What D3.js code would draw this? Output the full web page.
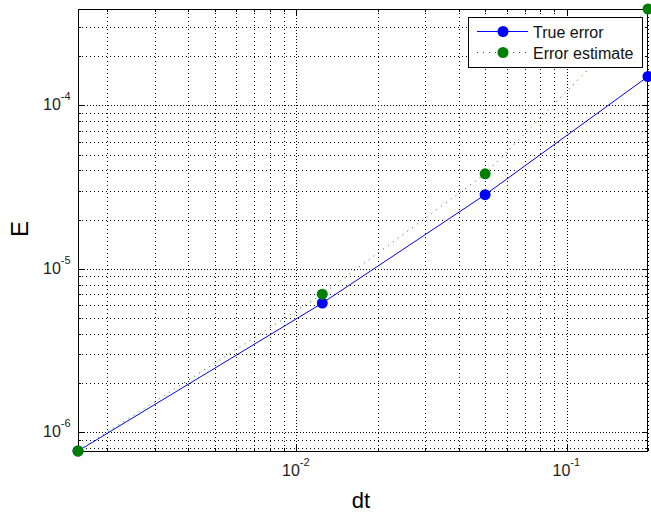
<!DOCTYPE html>
<html><head><meta charset="utf-8">
<script src="https://cdn.jsdelivr.net/npm/d3@7"></script>
<style>body{margin:0;background:#fff}svg{display:block}</style>
</head><body>
<script>
const dt = [0.0015625, 0.0125, 0.05, 0.2];
const trueError = [7.69e-7, 6.17e-6, 2.84e-5, 1.50e-4];
const errorEstimate = [7.69e-7, 7.0e-6, 3.81e-5, 3.88e-4];
const seriesNames = ["True error", "Error estimate"];
const xMajorTicks = [0.01, 0.1];
const yMajorTicks = [1e-6, 1e-5, 1e-4];
const xTickExp = ["-2", "-1"];
const yTickExp = ["-6", "-5", "-4"];

const W = 651, H = 514;
const m = {l: 78, r: 3, t: 9, b: 63};
const svg = d3.select("body").append("svg").attr("width", W).attr("height", H);
const x = d3.scaleLog().domain([0.0015625, 0.2]).range([m.l, W - m.r]);
const y = d3.scaleLog().domain([7.69e-7, 3.88e-4]).range([H - m.b, m.t]);
const [x0, x1] = x.range(), [y0, y1] = [y.range()[1], y.range()[0]];

function minorTicks(scale) {
  const [a, b] = scale.domain();
  const out = [];
  for (let e = Math.floor(Math.log10(a)); e <= Math.ceil(Math.log10(b)); e++) {
    for (let k = 1; k <= 9; k++) {
      const v = k * Math.pow(10, e);
      if (v >= a * 0.9999 && v <= b * 1.0001) out.push({v, major: k === 1});
    }
  }
  return out;
}
const xt = minorTicks(x), yt = minorTicks(y);

const g = svg.append("g");
// grid
g.selectAll(".gx").data(xt).enter().append("line")
  .attr("x1", d => Math.round(x(d.v)) + 0.5).attr("x2", d => Math.round(x(d.v)) + 0.5)
  .attr("y1", y0).attr("y2", y1)
  .attr("stroke", "#000").attr("stroke-width", 1).attr("stroke-dasharray", d => d.major ? "1,2" : "1,3");
g.selectAll(".gy").data(yt).enter().append("line")
  .attr("y1", d => Math.round(y(d.v)) + 0.5).attr("y2", d => Math.round(y(d.v)) + 0.5)
  .attr("x1", x0).attr("x2", x1)
  .attr("stroke", "#000").attr("stroke-width", 1).attr("stroke-dasharray", d => d.major ? "1,2" : "1,3");

// ticks inside on all sides
const tl = d => d.major ? 6 : 3;
xt.forEach(d => {
  const px = Math.round(x(d.v)) + 0.5;
  g.append("line").attr("x1", px).attr("x2", px).attr("y1", y1).attr("y2", y1 - tl(d)).attr("stroke", "#000");
  g.append("line").attr("x1", px).attr("x2", px).attr("y1", y0).attr("y2", y0 + tl(d)).attr("stroke", "#000");
});
yt.forEach(d => {
  const py = Math.round(y(d.v)) + 0.5;
  g.append("line").attr("y1", py).attr("y2", py).attr("x1", x0).attr("x2", x0 + tl(d)).attr("stroke", "#000");
  g.append("line").attr("y1", py).attr("y2", py).attr("x1", x1).attr("x2", x1 - tl(d)).attr("stroke", "#000");
});

// frame
g.append("rect").attr("x", x0 + 0.5).attr("y", y0 + 0.5).attr("width", x1 - x0 - 1).attr("height", y1 - y0)
  .attr("fill", "none").attr("stroke", "#000").attr("stroke-width", 1);

// tick labels
const font = "'Liberation Sans', Arial, Helvetica, sans-serif";
xMajorTicks.forEach((v, i) => {
  const t = svg.append("text").attr("x", x(v) - 14).attr("y", y1 + 25)
    .attr("font-family", font).attr("font-size", 16).attr("fill", "#222");
  t.append("tspan").text("10");
  t.append("tspan").attr("dy", -10).attr("font-size", 11).text(xTickExp[i]);
});
yMajorTicks.forEach((v, i) => {
  const t = svg.append("text").attr("x", 43).attr("y", y(v) + 5)
    .attr("font-family", font).attr("font-size", 16).attr("fill", "#222");
  t.append("tspan").text("10");
  t.append("tspan").attr("dy", -10).attr("font-size", 11).text(yTickExp[i]);
});

// axis labels
svg.append("text").attr("x", 361).attr("y", 508).attr("text-anchor", "middle")
  .attr("font-family", font).attr("font-size", 22).text("dt");
svg.append("text").attr("transform", `translate(28,229) rotate(-90)`).attr("text-anchor", "middle")
  .attr("font-family", font).attr("font-size", 24).text("E");

// series
const line = d3.line().x(d => x(d[0])).y(d => y(d[1]));
const s1 = dt.map((d, i) => [d, trueError[i]]);
const s2 = dt.map((d, i) => [d, errorEstimate[i]]);
svg.append("path").attr("d", line(s1)).attr("fill", "none").attr("stroke", "#0000ff").attr("stroke-width", 1);
svg.selectAll(".m1").data(s1).enter().append("circle")
  .attr("cx", d => x(d[0])).attr("cy", d => y(d[1])).attr("r", 5.5).attr("fill", "#0000ff");
svg.append("path").attr("d", line(s2)).attr("fill", "none").attr("stroke", "#008000").attr("stroke-width", 1)
  .attr("stroke-dasharray", "1,5");
svg.selectAll(".m2").data(s2).enter().append("circle")
  .attr("cx", d => x(d[0])).attr("cy", d => y(d[1])).attr("r", 5.5).attr("fill", "#008000");

// legend
const lg = svg.append("g");
lg.append("rect").attr("x", 468.5).attr("y", 17.5).attr("width", 174).attr("height", 50)
  .attr("fill", "#fff").attr("stroke", "#000");
const colors = ["#0000ff", "#008000"];
seriesNames.forEach((n, i) => {
  const yy = 31.5 + i * 21;
  lg.append("line").attr("x1", 477).attr("x2", 528).attr("y1", yy).attr("y2", yy)
    .attr("stroke", colors[i]).attr("stroke-dasharray", i ? "1,5" : null);
  lg.append("circle").attr("cx", 503).attr("cy", yy).attr("r", 5.5).attr("fill", colors[i]);
  lg.append("text").attr("x", 533).attr("y", yy + 6).attr("font-family", font).attr("font-size", 16)
    .attr("fill", "#111").text(n);
});
</script>
</body></html>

▬▬▬▬▬▬

→ Problem statement
Restate the listing above word for word, and skip the pictures.

→ The reply
What D3.js code would draw this? Output the full web page.
<!DOCTYPE html>
<html><head><meta charset="utf-8">
<script src="https://cdn.jsdelivr.net/npm/d3@7"></script>
<style>body{margin:0;background:#fff}svg{display:block}</style>
</head><body>
<script>
const dt = [0.0015625, 0.0125, 0.05, 0.2];
const trueError = [7.69e-7, 6.17e-6, 2.84e-5, 1.50e-4];
const errorEstimate = [7.69e-7, 7.0e-6, 3.81e-5, 3.88e-4];
const seriesNames = ["True error", "Error estimate"];
const xMajorTicks = [0.01, 0.1];
const yMajorTicks = [1e-6, 1e-5, 1e-4];
const xTickExp = ["-2", "-1"];
const yTickExp = ["-6", "-5", "-4"];

const W = 651, H = 514;
const m = {l: 78, r: 3, t: 9, b: 63};
const svg = d3.select("body").append("svg").attr("width", W).attr("height", H);
const x = d3.scaleLog().domain([0.0015625, 0.2]).range([m.l, W - m.r]);
const y = d3.scaleLog().domain([7.69e-7, 3.88e-4]).range([H - m.b, m.t]);
const [x0, x1] = x.range(), [y0, y1] = [y.range()[1], y.range()[0]];

function minorTicks(scale) {
  const [a, b] = scale.domain();
  const out = [];
  for (let e = Math.floor(Math.log10(a)); e <= Math.ceil(Math.log10(b)); e++) {
    for (let k = 1; k <= 9; k++) {
      const v = k * Math.pow(10, e);
      if (v >= a * 0.9999 && v <= b * 1.0001) out.push({v, major: k === 1});
    }
  }
  return out;
}
const xt = minorTicks(x), yt = minorTicks(y);

const g = svg.append("g");
// grid
g.selectAll(".gx").data(xt).enter().append("line")
  .attr("x1", d => Math.round(x(d.v)) + 0.5).attr("x2", d => Math.round(x(d.v)) + 0.5)
  .attr("y1", y0).attr("y2", y1)
  .attr("stroke", "#000").attr("stroke-width", 1).attr("stroke-dasharray", d => d.major ? "1,2" : "1,3");
g.selectAll(".gy").data(yt).enter().append("line")
  .attr("y1", d => Math.round(y(d.v)) + 0.5).attr("y2", d => Math.round(y(d.v)) + 0.5)
  .attr("x1", x0).attr("x2", x1)
  .attr("stroke", "#000").attr("stroke-width", 1).attr("stroke-dasharray", d => d.major ? "1,2" : "1,3");

// ticks inside on all sides
const tl = d => d.major ? 6 : 3;
xt.forEach(d => {
  const px = Math.round(x(d.v)) + 0.5;
  g.append("line").attr("x1", px).attr("x2", px).attr("y1", y1).attr("y2", y1 - tl(d)).attr("stroke", "#000");
  g.append("line").attr("x1", px).attr("x2", px).attr("y1", y0).attr("y2", y0 + tl(d)).attr("stroke", "#000");
});
yt.forEach(d => {
  const py = Math.round(y(d.v)) + 0.5;
  g.append("line").attr("y1", py).attr("y2", py).attr("x1", x0).attr("x2", x0 + tl(d)).attr("stroke", "#000");
  g.append("line").attr("y1", py).attr("y2", py).attr("x1", x1).attr("x2", x1 - tl(d)).attr("stroke", "#000");
});

// frame
g.append("rect").attr("x", x0 + 0.5).attr("y", y0 + 0.5).attr("width", x1 - x0 - 1).attr("height", y1 - y0)
  .attr("fill", "none").attr("stroke", "#000").attr("stroke-width", 1);

// tick labels
const font = "'Liberation Sans', Arial, Helvetica, sans-serif";
xMajorTicks.forEach((v, i) => {
  const t = svg.append("text").attr("x", x(v) - 14).attr("y", y1 + 25)
    .attr("font-family", font).attr("font-size", 16).attr("fill", "#222");
  t.append("tspan").text("10");
  t.append("tspan").attr("dy", -10).attr("font-size", 11).text(xTickExp[i]);
});
yMajorTicks.forEach((v, i) => {
  const t = svg.append("text").attr("x", 43).attr("y", y(v) + 5)
    .attr("font-family", font).attr("font-size", 16).attr("fill", "#222");
  t.append("tspan").text("10");
  t.append("tspan").attr("dy", -10).attr("font-size", 11).text(yTickExp[i]);
});

// axis labels
svg.append("text").attr("x", 361).attr("y", 508).attr("text-anchor", "middle")
  .attr("font-family", font).attr("font-size", 22).text("dt");
svg.append("text").attr("transform", `translate(28,229) rotate(-90)`).attr("text-anchor", "middle")
  .attr("font-family", font).attr("font-size", 24).text("E");

// series
const line = d3.line().x(d => x(d[0])).y(d => y(d[1]));
const s1 = dt.map((d, i) => [d, trueError[i]]);
const s2 = dt.map((d, i) => [d, errorEstimate[i]]);
svg.append("path").attr("d", line(s1)).attr("fill", "none").attr("stroke", "#0000ff").attr("stroke-width", 1);
svg.selectAll(".m1").data(s1).enter().append("circle")
  .attr("cx", d => x(d[0])).attr("cy", d => y(d[1])).attr("r", 5.5).attr("fill", "#0000ff");
svg.append("path").attr("d", line(s2)).attr("fill", "none").attr("stroke", "#008000").attr("stroke-width", 1)
  .attr("stroke-dasharray", "1,5");
svg.selectAll(".m2").data(s2).enter().append("circle")
  .attr("cx", d => x(d[0])).attr("cy", d => y(d[1])).attr("r", 5.5).attr("fill", "#008000");

// legend
const lg = svg.append("g");
lg.append("rect").attr("x", 468.5).attr("y", 17.5).attr("width", 174).attr("height", 50)
  .attr("fill", "#fff").attr("stroke", "#000");
const colors = ["#0000ff", "#008000"];
seriesNames.forEach((n, i) => {
  const yy = 31.5 + i * 21;
  lg.append("line").attr("x1", 477).attr("x2", 528).attr("y1", yy).attr("y2", yy)
    .attr("stroke", colors[i]).attr("stroke-dasharray", i ? "1,5" : null);
  lg.append("circle").attr("cx", 503).attr("cy", yy).attr("r", 5.5).attr("fill", colors[i]);
  lg.append("text").attr("x", 533).attr("y", yy + 6).attr("font-family", font).attr("font-size", 16)
    .attr("fill", "#111").text(n);
});
</script>
</body></html>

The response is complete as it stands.